The required amount is calculated using the difference between the coefficients of thermal expansion of the printhead modules and the support beam, the length of each individual printhead module and the difference between ambient temperature and the operating temperature. The printer is designed to operate with acceptable module alignment within a temperature range that will encompass the vast majority of environments in which it expected to work. A typical temperature range may be 0°C to 40°C. During operation, the operating temperature of the printhead rise a fixed amount above the ambient temperature in which the printer is operating at the time. Say this increase is 50°C, the temperature range in which the alignment of the modules must be within the acceptable limits is 50°C to 90°C. Therefore, when misaligning the modules during production of the printhead, the production temperature should be carefully maintained at 20°C to ensure that the alignment is within acceptable limits for the entire range of predetermined ambient temperatures (i.e. 0°C to 40°C).
To minimize the difference in coefficient of thermal expansion between the printhead modules and the support beam 3, the support beam has a silicon core 5 mounted within a metal channel 6. The metal channel 6 provides a strong cost effective structure for mounting within a printer while the silicon core provides the mounting points for the printhead modules and also helps to reduce the coefficient of thermal expansion of the support beam 3 as a whole.

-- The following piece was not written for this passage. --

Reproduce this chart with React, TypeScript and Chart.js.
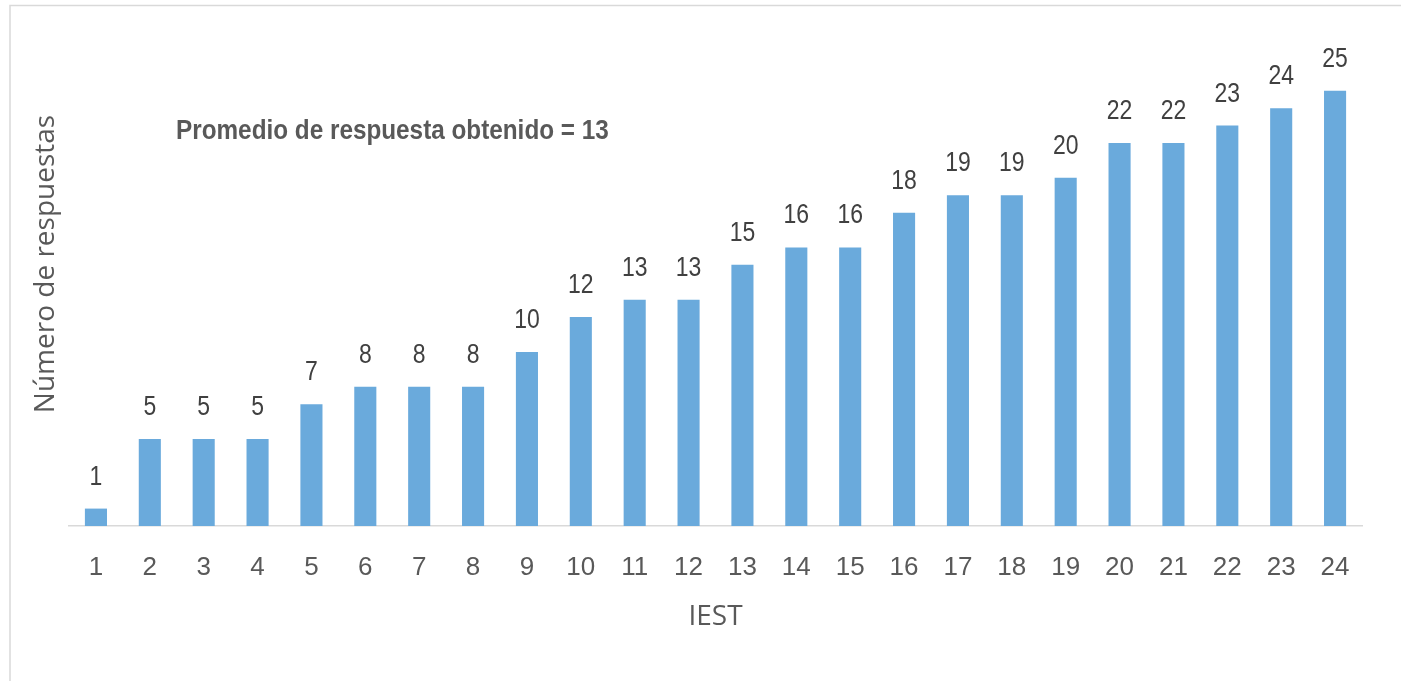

To further isolate the silicon core from the high coefficient of thermal expansion in the metal channel 6 an elastomeric layer 7 is positioned between the core 5 and the channel 6. The elastomeric layer 7 allows limited movement between the metal channel 6 and the silicon core 5.
The invention has been described with reference to specific embodiments.

Claims

A method for aligning a plurality of printhead modules mounted on a support member in a printer, wherein the support member is a beam and the printhead modules include MEMS manufactured chips having at least one fiducial on each;
characterized in that:
the fiducials are used to misalign the printhead modules at production temperature by a distance calculated from:
i) the difference in coefficient thermal expansion between the beam and the printhead chips;

ii) the spacing of the printhead chips along the beam; and,

iii) the difference between the production temperature and the operating temperature,

such that the modules align when the support member is at the operating temperature.
A printer comprising a system for aligning a plurality of printhead modules mounted on a support member wherein the support member is a beam and the printhead modules include MEMS manufactured chips having at least one fiducial on each;
characterized in that:
the fiducials are positioned to misalign the printhead modules at production temperature by a distance calculated from:
i) the difference in coefficient thermal expansion between the beam and the printhead chips;

ii) the spacing of the printhead chips along the beam; and,

iii) the difference between the production temperature and the

operating temperature,

such that the modules align when the support member is at the operating temperature.
A printer according to claim 2 wherein the beam has a core of silicon and an outer metal shell.
A printer according to claim 3 wherein the beam is adapted to allow limited relative movement between the silicon core and the metal shell.
A printer according to claim 4 wherein the beam has an elastomeric layer between the silicon core and metal shell to permit the limited relative movement.
A printer according to claim 5 wherein the outer shell is formed from laminated layers of at least two different metals.